Un autre été qui s’achève.
Le temps passe vite, mais je trouve que les nuits sont pas mal longues ces semaines-ci.
Je n’ai pas toujours envie de venir m’épancher ici sur mes déboires déambulatoires et comme disait je ne sais plus quel grand sage : « Quand on se compare on se console... »
C’est vrai que notre droit de geindre s’étiole quand on regarde ce qui se passe ailleurs sur notre « belle » planète. Même qu’on n’a pas besoin d’aller trop loin.
Je croise ce type depuis des années sur la rue Saint-Denis. Il quête parfois près du boulevard de Maisonneuve, mais plus souvent au coin de Viger. Je donne souvent un peu de monnaie à ces hommes qui font la manche sur ce coin-là, mais pour lui, je plonge un peu plus profond dans le fond de ma poche.
La première fois que je l’ai vu, il ne me semblait pas à sa place. Pas assez sale, pas assez magané, mais quand je lui avais donné un peu de change, j’avais senti toute sa gratitude quand il avait plongé ses grands yeux bleus dans les miens.
Au fil des mois, je l’ai vu devenir un peu plus sale, un peu plus magané. Je continuais de lui donner un peu de monnaie lorsque je le voyais et quand les feux le permettaient, je lui demandais comment ça allait. Ça ne faisait pas de doute dans mon esprit que la drogue faisait pas mal de ravage sur cet individu dont le regard bleu ciel s’obscurcissait rapidement.
J’ai été ensuite un long moment sans le voir. Assez long pour l’oublier, assez long pour presque ne pas le reconnaitre quand je l’ai revu cet été. Maigre à faire peur, le visage osseux, la démarche hésitante, mais toujours le même regard empli de mercis. Quand je lui ai demandé comment il allait, il m’a dit qu’il avait le sida.
On se sent imbécile en continuant sa route après avoir dit, fait attention à toi...

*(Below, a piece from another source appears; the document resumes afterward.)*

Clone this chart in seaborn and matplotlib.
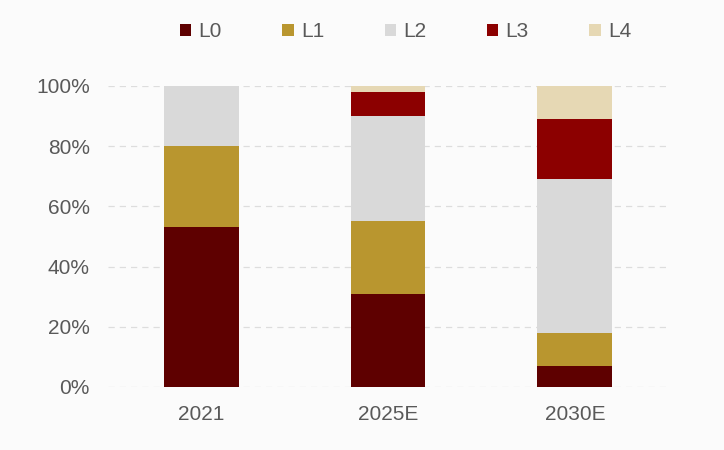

La semaine dernière, je n’avais eu qu’un seul client après deux heures de route et j’étais plein de rage et de déception quand je recroisé ce type au coin de Viger. J’ai été un peu surpris qu’il me reconnaisse. Je l’ai également été quand il m’a demandé comment se passait ma veillée. Quand le feu a passé au vert j’ai laissé passer les véhicules derrière moi et j’ai continué de jaser un peu avec l’homme encore un peu plus maigre, encore un peu plus gris qu’avant.
Je l’ai laissé en lui donnant l’argent de ma seule et unique course de la soirée. Pas grand chose. Il a mis le billet sur son cœur et ses grands yeux bleus ont encore plongé dans les miens. Je lui ai souri sans rien dire et j’ai poursuivi mon chemin. La rage en moins.